What Quality Analysis Provides:
1. Objective Facts
Instead of "the intersection seems dangerous," an engineer provides measurable facts: "The left-turn lane provides only 50 meters of storage, while MTO standards require 150 meters for this traffic volume."
2. Credibility
Qualified traffic engineers base opinions on established standards, not opinions. This carries weight in discussions with insurance companies and opposing parties.
3. Focused Legal Strategy
When attorneys understand specific road defects, they can tailor their legal approach more effectively. They know what questions to ask and what experts to consult.
4. Informed Decision-Making
For victims, this analysis provides clarity. Understanding all contributing factors - road conditions included - which helps you make informed decisions about how to proceed.
5. Road Safety Improvements
Sometimes these analyses lead municipalities to fix dangerous conditions, preventing future crashes. This benefits the entire community.
What Analysis Cannot Do:
- Predict judge or jury decisions
- Replace legal representation
- Create evidence that doesn't exist
- Overcome other case weaknesses unrelated to road conditions
- Guarantee financial compensation
Every case is unique. The analysis provides important technical information, but that is only one piece of a larger legal puzzle.

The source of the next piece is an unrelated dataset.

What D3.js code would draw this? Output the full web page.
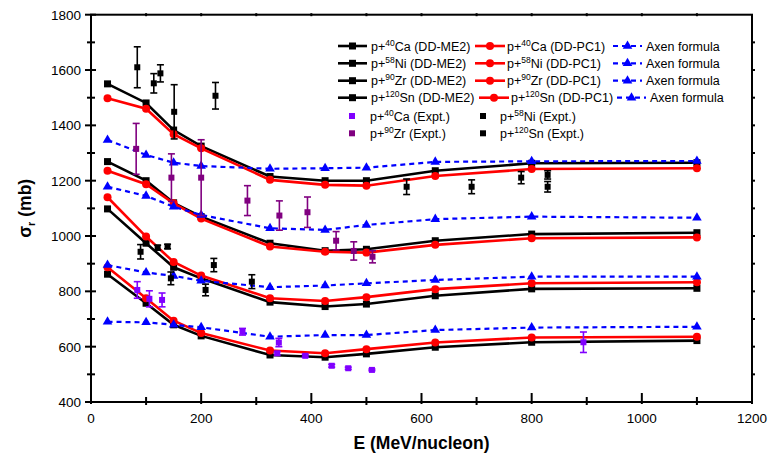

Real-World Application in Ontario
Consider a typical scenario: A driver loses control on a rainy night and crashes on a municipal road. The MVAR states "failure to drive according to conditions."
A Traffic Collision Engineering Analysis might discover:
- The pavement hasn't been repaved in 25 years, creating a smooth, polished surface that doesn't drain properly
- The posted speed limit is 10 km/h higher than what current guidelines recommend for the curve geometry
- Three similar crashes occurred at the same location in the past five years, with citizen complaints filed but no action taken
- Road markings are worn and nearly invisible at night, especially when wet
These are physical, measurable facts that add context to the driver's actions. They don't excuse driver responsibility but provide a more complete picture of why the crash occurred.

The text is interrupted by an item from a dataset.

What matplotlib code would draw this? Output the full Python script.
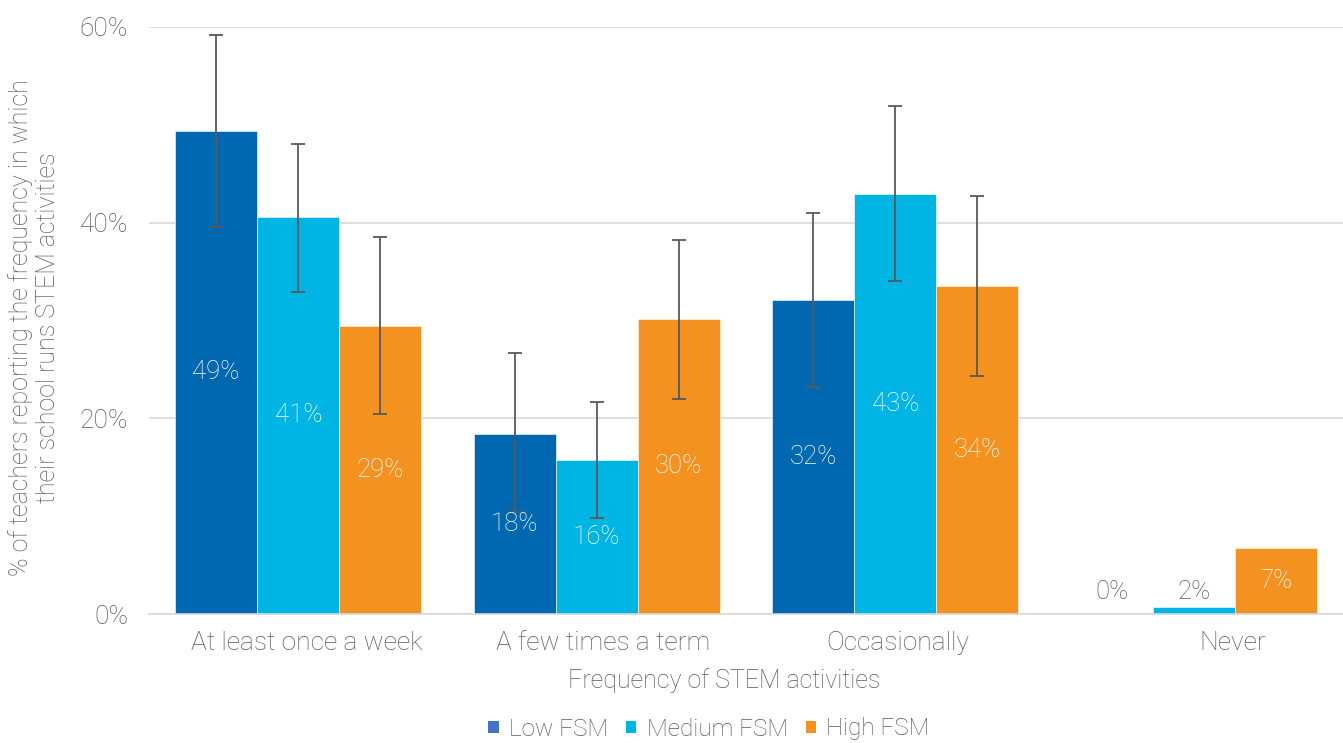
import numpy as np
import matplotlib
matplotlib.use("Agg")
import matplotlib.pyplot as plt
from matplotlib.patches import Patch

plt.rcParams['font.family'] = ['Roboto', 'DejaVu Sans']

categories = ["At least once a week", "A few times a term", "Occasionally", "Never"]
series = ["Low FSM", "Medium FSM", "High FSM"]

low = [49.4, 18.4, 32.1, 0.0]
medium = [40.6, 15.7, 42.9, 0.7]
high = [29.4, 30.2, 33.5, 6.7]

low_err_hi = [59.2, 26.7, 41.0, None]
low_err_lo = [39.6, 10.4, 23.2, None]
med_err_hi = [48.0, 21.7, 51.9, None]
med_err_lo = [32.9, 9.8, 34.0, None]
high_err_hi = [38.5, 38.2, 42.7, None]
high_err_lo = [20.4, 22.0, 24.3, None]

low_labels = ["49%", "18%", "32%", "0%"]
med_labels = ["41%", "16%", "43%", "2%"]
high_labels = ["29%", "30%", "34%", "7%"]

colors = ["#0068B1", "#00B4E4", "#F39220"]
legend_colors = ["#4472C4", "#00B4E4", "#F39220"]
grey = "#595959"

fig = plt.figure(figsize=(13.43, 7.43), dpi=100)
ax = fig.add_axes([149 / 1343, 1 - 614 / 743, 1194 / 1343, 587 / 743])

x = np.arange(len(categories))
w = 0.275
data = [low, medium, high]
err_hi = [low_err_hi, med_err_hi, high_err_hi]
err_lo = [low_err_lo, med_err_lo, high_err_lo]
labels = [low_labels, med_labels, high_labels]

for i in range(3):
    xs = x + (i - 1) * w
    ax.bar(xs, data[i], width=w, color=colors[i], edgecolor="white", linewidth=0.4, zorder=2)
    for j in range(len(categories)):
        v = data[i][j]
        if err_hi[i][j] is not None:
            ax.errorbar(xs[j], v, yerr=[[v - err_lo[i][j]], [err_hi[i][j] - v]],
                        fmt="none", ecolor=grey, elinewidth=1.3, capsize=5, capthick=1.3, zorder=3)
        if v >= 5:
            ax.text(xs[j], v / 2, labels[i][j], ha="center", va="center", color="white",
                    fontsize=18.5, fontweight="light", zorder=4)
        else:
            # small values: label sits just above the baseline
            ax.text(xs[j], 2.2, labels[i][j], ha="center", va="center", color=grey,
                    fontsize=18.5, fontweight="light", zorder=4)

ax.set_xlim(-0.5, 3.5)
ax.set_ylim(0, 60)
ax.set_yticks([0, 20, 40, 60])
ax.set_yticklabels(["0%", "20%", "40%", "60%"])
ax.yaxis.grid(True, color="#D9D9D9", linewidth=1.2, zorder=0)
ax.set_axisbelow(True)
for s in ["left", "right", "top"]:
    ax.spines[s].set_visible(False)
ax.spines["bottom"].set_color("#D9D9D9")
ax.spines["bottom"].set_linewidth(1.2)
ax.tick_params(axis="both", length=0, labelsize=19, labelcolor=grey)
ax.tick_params(axis="y", pad=15)
for t in ax.get_yticklabels():
    t.set_fontweight("light")

ax.set_xticks([0.03, 1.02, 2.01, 3.13])
ax.set_xticklabels(categories, fontweight="light")
ax.tick_params(axis="x", pad=12)

fig.text(724 / 1343, 1 - 681 / 743, "Frequency of STEM activities", fontsize=18, color=grey,
         fontweight="light", ha="center", va="center")
fig.text(34 / 1343, 1 - 328 / 743,
         "% of teachers reporting the frequency in which\ntheir school runs STEM activities",
         fontsize=18, color=grey, fontweight="light", rotation=90, ha="center", va="center",
         multialignment="center", linespacing=1.12)

handles = [Patch(facecolor=c, label=s) for c, s in zip(legend_colors, series)]
fig.legend(handles=handles, loc="center", bbox_to_anchor=(709 / 1343, 1 - 729 / 743), ncol=3,
           frameon=False, handlelength=0.42, handleheight=0.42, handletextpad=0.42,
           columnspacing=0.75, labelcolor=grey, prop={"weight": "light", "size": 17.5})

fig.savefig("out.png", dpi=100)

Ontario courts recognize that municipalities must maintain safe roads. The Municipal Act and case law establish this duty. However, proving a breach of that duty requires technical evidence. This is where engineering analysis becomes invaluable.

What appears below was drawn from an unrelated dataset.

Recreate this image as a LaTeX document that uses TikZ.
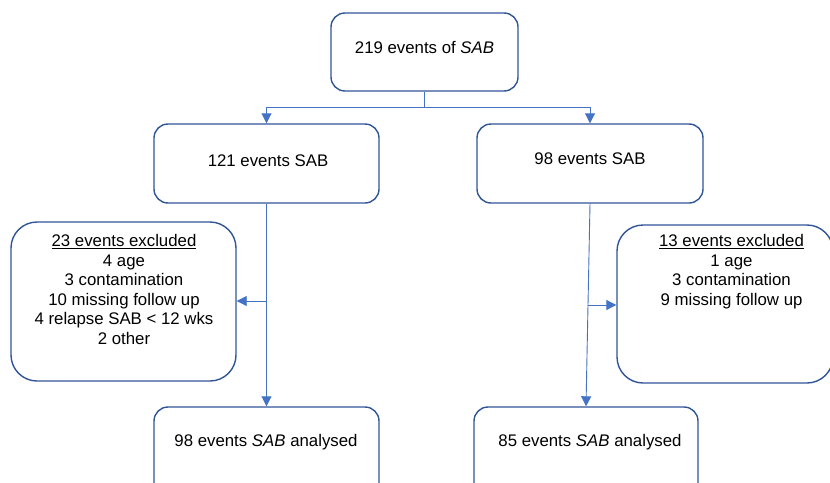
\documentclass[tikz,border=0pt]{standalone}
\usepackage{fontspec}
\setmainfont{Liberation Sans}
\usetikzlibrary{arrows.meta}
\definecolor{boxblue}{HTML}{2F5597}
\definecolor{lineblue}{HTML}{4472C4}
\begin{document}
\begin{tikzpicture}[x=1pt,y=-1pt,
  box/.style={draw=boxblue, line width=1.4pt, rounded corners=14pt, inner sep=0pt},
  bigbox/.style={box, rounded corners=26pt},
  txt/.style={inner sep=0pt, align=center, font=\fontsize{16.8}{19.5}\selectfont},
  conn/.style={draw=lineblue, line width=0.9pt},
  arr/.style={conn, -{Triangle[length=10pt,width=10pt]}}]
\useasboundingbox (0,0) rectangle (830,482);
\clip (0,0) rectangle (830,482);
% boxes
\node[box, minimum width=187pt, minimum height=78pt] (top) at (424.5,52) {};
\node[box, minimum width=225pt, minimum height=79pt] (b2l) at (266.5,163.5) {};
\node[box, minimum width=226pt, minimum height=79pt] (b2r) at (590,163.5) {};
\node[bigbox, minimum width=225pt, minimum height=159pt] (exl) at (123.5,301.5) {};
\node[bigbox, minimum width=216pt, minimum height=158pt] (exr) at (725,304) {};
\node[box, minimum width=225pt, minimum height=90pt] (b3l) at (266.5,452) {};
\node[box, minimum width=224pt, minimum height=90pt] (b3r) at (586,452) {};
% texts
\node[txt] (ttop) at (424.5,48) {219 events of \textit{SAB}};
\node[txt] (tb2l) at (268,161) {121 events SAB};
\node[txt] (tb2r) at (590,159) {98 events SAB};
\node[txt] (tb3l) at (266,442.5) {98 events \textit{SAB} analysed};
\node[txt] (tb3r) at (590,442.5) {85 events \textit{SAB} analysed};
\node[txt, anchor=north] (texl) at (124,234.5) {\underline{23 events excluded}\\4 age\\3 contamination\\10 missing follow up\\4 relapse SAB < 12 wks\\2 other};
\node[txt, anchor=north] (texr) at (731.5,234.5) {\underline{13 events excluded}\\1 age\\3 contamination\\9 missing follow up};
% connectors
\coordinate (split) at (424.5,107);
\draw[conn] (top.south) -- (split);
\draw[arr] (split) -| (b2l.north);
\draw[arr] (split) -| (b2r.north);
\draw[arr] (b2l.south) -- (b3l.north);
\draw[arr] (b2r.south) -- (b3r.north);
\coordinate (jl) at (266.5,301);
\draw[arr] (jl) -- (exl.east |- jl);
\coordinate (jr) at (588,305);
\draw[arr] (jr) -- (exr.west |- jr);
\end{tikzpicture}
\end{document}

Conclusion: Seeing the Full Picture
After a serious collision in Ontario, victims and attorneys face a complex situation. While driver behavior is routinely investigated, road design and maintenance factors are often missed simply because no one with the right expertise looked for them.
Traffic Collision Engineering Analysis fills this gap. By systematically examining the physical environment against established safety standards, qualified engineers can identify dangerous conditions that contributed to a crash. This technical evidence, combined with proper legal representation, helps ensure all responsible parties are held accountable.
For collision victims: If you've been in a serious crash, ask your attorney whether road conditions might have been a factor. Don't assume it was solely driver error.
For attorneys: Consider whether engineering analysis could strengthen your case, especially when collisions occur at known problematic locations or involve unusual circumstances.
Remember - roads should be designed and maintained to be "forgiving" of minor driver errors and to accommodate expected human behavior. When they aren't, people get hurt. Understanding the full story of how a collision occurred - including the road's role - is simply good investigation practice.
The goal isn't to shift blame but to uncover truth. Every Ontarian deserves safe roads, and when preventable design or maintenance defects contribute to tragedy, that story deserves to be told - clearly, factually, and professionally.
This article provides general information about traffic engineering analysis and does not constitute legal advice. Consult with a qualified attorney for legal guidance specific to your situation.